The House voted 401-25 to send the measure to the Senate, with 182 Democrats joining nearly all Republicans in favor. Senate supporters say they will push for action in early September.
Sponsors called the bill a partial answer to a U.S. savings rate that recently dropped to zero as a percentage of after-tax income and remains at Depression-era levels. The aging baby boom generation also faces a Social Security system in future financial jeopardy — and 75 million Americans have no employer-sponsored retirement plan.
“We are committed to helping all Americans have more peace of mind, and more financial security, in their retirement years,” said Rep. Rob Portman, R-Ohio.
IRA Limits to $5,000
The bill, which would reduce government revenue by $52.2 billion over 10 years, would gradually raise annual IRA contribution limits from $2,000 to $5,000 and boost annual 401(k) plan contributions from $10,500 to $15,000. People over age 50 would have accelerated “catch-up” limits, which would particularly benefit women who left the work force temporarily to care for children. Several changes would be made in federal pension rules to encourage more employers to offer pensions and permit workers to carry retirement plans from job to job.
“This encourages employers to continue to put money on the table to help lower-wage workers,” said Rep. Ben Cardin, D-Md. “It’s a well-balanced approach.”
IRAs were authorized in 1974 but contribution limits have been increased only once, by $500 in 1981. More than 36 million people now participate in 401(k) plans — roughly a third of the U.S. work force — but the average account balance is only about $37,300, the Employee Benefit Research Institute says.
At the same time, traditional employer-provided pension plans have dropped from 114,000 in 1987 to 45,000 in 1997, and only about half of people over age 65 receive income from pensions.
Clinton Opposes Measure
“The work force has changed, our retirement needs have changed, and the pension system has changed,” said Rep. Bill Archer, R-Texas, chairman of the House Ways and Means Committee. “This is the right legislation at the right time.”
Despite the lopsided bipartisan vote, the White House released a statement saying the president “strongly opposes” the bill because it would mainly add to retirement tax benefits for higher-income people rather than the lower-income workers most in need of help saving money.
“A better approach is to enact pension and retirement savings incentives to reach tens of millions of working Americans who do not participate in employer-provided pension plans and have little or no retirement savings,” the White House statement said.
A Democratic alternative modeled after government-subsidized retirement savings account proposals made by Clinton would provide a 50 percent federal tax credit — a maximum of $1,000 — for lower-income worker contributions of up to $2,000. The credit, which would cost more than $155 billion over 10 years, would phase out above $75,000 income for a married couple, $37,500 for a single taxpayer.

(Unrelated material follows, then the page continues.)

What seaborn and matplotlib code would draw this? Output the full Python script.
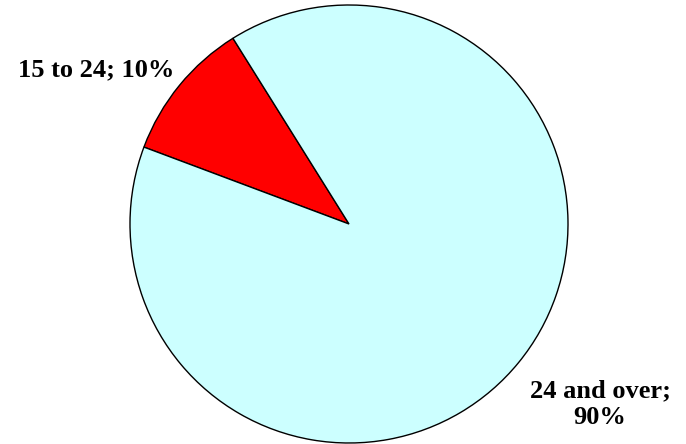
import matplotlib
matplotlib.use('Agg')
import matplotlib.pyplot as plt
import seaborn as sns

# Age groups and their shares
groups = ['15 to 24', '24 and over']
shares = [10.4, 89.6]
shown_pct = [10, 90]
colors = ['#FF0000', '#CCFFFF']

sns.set_theme(style='white')
plt.rcParams['font.family'] = ['Liberation Serif', 'DejaVu Serif']

fig = plt.figure(figsize=(6.86, 4.44), dpi=100)
# place the pie so its centre and radius match the reference
ax = fig.add_axes([(349 - 219) / 686, (444 - 224 - 219) / 444, 438 / 686, 438 / 444])

ax.pie(shares, colors=colors, startangle=122, radius=1,
       wedgeprops={'edgecolor': 'black', 'linewidth': 1.0})
ax.set_xlim(-1, 1)
ax.set_ylim(-1, 1)
ax.set_aspect('equal')

ax.text(-1.155, 0.703, f'{groups[0]}; {shown_pct[0]}%', ha='center', va='center',
        fontsize=19, fontweight='bold', color='black', clip_on=False)
ax.text(1.146, -0.822, f'{groups[1]};\n{shown_pct[1]}%', ha='center', va='center',
        fontsize=19, fontweight='bold', color='black', clip_on=False,
        linespacing=1.2)

fig.savefig('out.png', dpi=100, facecolor='white')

Democratic Alternative Defeated
“The problem isn’t so much what’s in” the main bill, said Rep. Earl Pomeroy, D-N.D. “The problem is what’s left out.”
But the House voted 221-200 to defeat the Democratic alternative. Republicans insisted their bill would help lower-income workers by making it easier for employers to provide pensions in the first place.
“Employers maximize their benefits and, in fact, it maximizes the employees’ savings capability,” said Rep. Bill Thomas, R-Calif. “It fits our needs today.”
Senate Finance Committee William Roth, appearing with House supporters at a news conference before the vote, noted that the Senate endorsed a similar approach in votes last week and said he would push for final passage this fall in the waning days of the congressional session.
“Even though it’s late, it’s not too late to get this legislation through,” the Delaware Republican said. “This bill goes a long, long way toward helping Americans prepare for retirement.”